■ REQUEST
Write the data out again exactly, with no pictures.

■ GIVEN INFORMATION
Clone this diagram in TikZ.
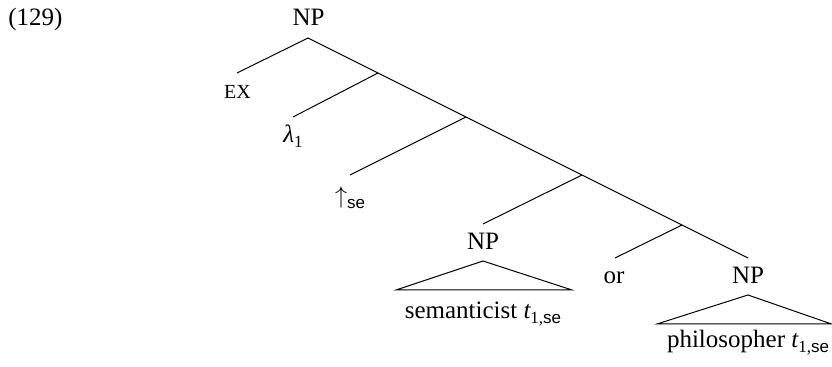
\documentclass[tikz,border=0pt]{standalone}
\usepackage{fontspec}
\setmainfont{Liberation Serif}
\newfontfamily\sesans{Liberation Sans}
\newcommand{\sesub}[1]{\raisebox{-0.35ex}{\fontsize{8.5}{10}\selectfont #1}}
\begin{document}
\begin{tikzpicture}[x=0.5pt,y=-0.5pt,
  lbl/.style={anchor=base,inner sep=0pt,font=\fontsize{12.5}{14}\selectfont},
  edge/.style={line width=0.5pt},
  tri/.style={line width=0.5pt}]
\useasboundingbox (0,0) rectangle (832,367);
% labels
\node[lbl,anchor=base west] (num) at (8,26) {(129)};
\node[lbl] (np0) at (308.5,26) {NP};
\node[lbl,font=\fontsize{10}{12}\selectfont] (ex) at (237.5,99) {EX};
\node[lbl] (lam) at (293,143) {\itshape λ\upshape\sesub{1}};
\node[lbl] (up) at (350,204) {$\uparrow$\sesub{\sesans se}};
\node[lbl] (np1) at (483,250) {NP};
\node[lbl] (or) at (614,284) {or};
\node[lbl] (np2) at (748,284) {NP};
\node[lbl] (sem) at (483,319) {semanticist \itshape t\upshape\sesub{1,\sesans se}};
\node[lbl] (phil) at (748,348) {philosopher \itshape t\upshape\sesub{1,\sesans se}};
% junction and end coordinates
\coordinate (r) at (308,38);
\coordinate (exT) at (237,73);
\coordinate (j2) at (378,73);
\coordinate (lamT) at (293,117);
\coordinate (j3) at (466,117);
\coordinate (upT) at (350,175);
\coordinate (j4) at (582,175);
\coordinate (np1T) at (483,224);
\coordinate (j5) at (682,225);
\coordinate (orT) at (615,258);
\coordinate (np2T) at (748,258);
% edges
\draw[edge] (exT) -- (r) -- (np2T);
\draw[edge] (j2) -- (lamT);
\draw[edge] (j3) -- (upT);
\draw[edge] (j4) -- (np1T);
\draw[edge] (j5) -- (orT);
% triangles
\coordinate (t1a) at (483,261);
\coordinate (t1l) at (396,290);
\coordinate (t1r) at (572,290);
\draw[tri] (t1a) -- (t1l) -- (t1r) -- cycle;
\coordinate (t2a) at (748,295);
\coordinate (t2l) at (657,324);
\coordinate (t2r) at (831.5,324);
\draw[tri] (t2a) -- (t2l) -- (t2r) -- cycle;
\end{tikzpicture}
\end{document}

■ EXERCISE RESULT
Clone this diagram in TikZ.
\documentclass[tikz,border=0pt]{standalone}
\usepackage{fontspec}
\setmainfont{Liberation Serif}
\newfontfamily\sesans{Liberation Sans}
\newcommand{\sesub}[1]{\raisebox{-0.35ex}{\fontsize{8.5}{10}\selectfont #1}}
\begin{document}
\begin{tikzpicture}[x=0.5pt,y=-0.5pt,
  lbl/.style={anchor=base,inner sep=0pt,font=\fontsize{12.5}{14}\selectfont},
  edge/.style={line width=0.5pt},
  tri/.style={line width=0.5pt}]
\useasboundingbox (0,0) rectangle (832,367);
% labels
\node[lbl,anchor=base west] (num) at (8,26) {(129)};
\node[lbl] (np0) at (308.5,26) {NP};
\node[lbl,font=\fontsize{10}{12}\selectfont] (ex) at (237.5,99) {EX};
\node[lbl] (lam) at (293,143) {\itshape λ\upshape\sesub{1}};
\node[lbl] (up) at (350,204) {$\uparrow$\sesub{\sesans se}};
\node[lbl] (np1) at (483,250) {NP};
\node[lbl] (or) at (614,284) {or};
\node[lbl] (np2) at (748,284) {NP};
\node[lbl] (sem) at (483,319) {semanticist \itshape t\upshape\sesub{1,\sesans se}};
\node[lbl] (phil) at (748,348) {philosopher \itshape t\upshape\sesub{1,\sesans se}};
% junction and end coordinates
\coordinate (r) at (308,38);
\coordinate (exT) at (237,73);
\coordinate (j2) at (378,73);
\coordinate (lamT) at (293,117);
\coordinate (j3) at (466,117);
\coordinate (upT) at (350,175);
\coordinate (j4) at (582,175);
\coordinate (np1T) at (483,224);
\coordinate (j5) at (682,225);
\coordinate (orT) at (615,258);
\coordinate (np2T) at (748,258);
% edges
\draw[edge] (exT) -- (r) -- (np2T);
\draw[edge] (j2) -- (lamT);
\draw[edge] (j3) -- (upT);
\draw[edge] (j4) -- (np1T);
\draw[edge] (j5) -- (orT);
% triangles
\coordinate (t1a) at (483,261);
\coordinate (t1l) at (396,290);
\coordinate (t1r) at (572,290);
\draw[tri] (t1a) -- (t1l) -- (t1r) -- cycle;
\coordinate (t2a) at (748,295);
\coordinate (t2l) at (657,324);
\coordinate (t2r) at (831.5,324);
\draw[tri] (t2a) -- (t2l) -- (t2r) -- cycle;
\end{tikzpicture}
\end{document}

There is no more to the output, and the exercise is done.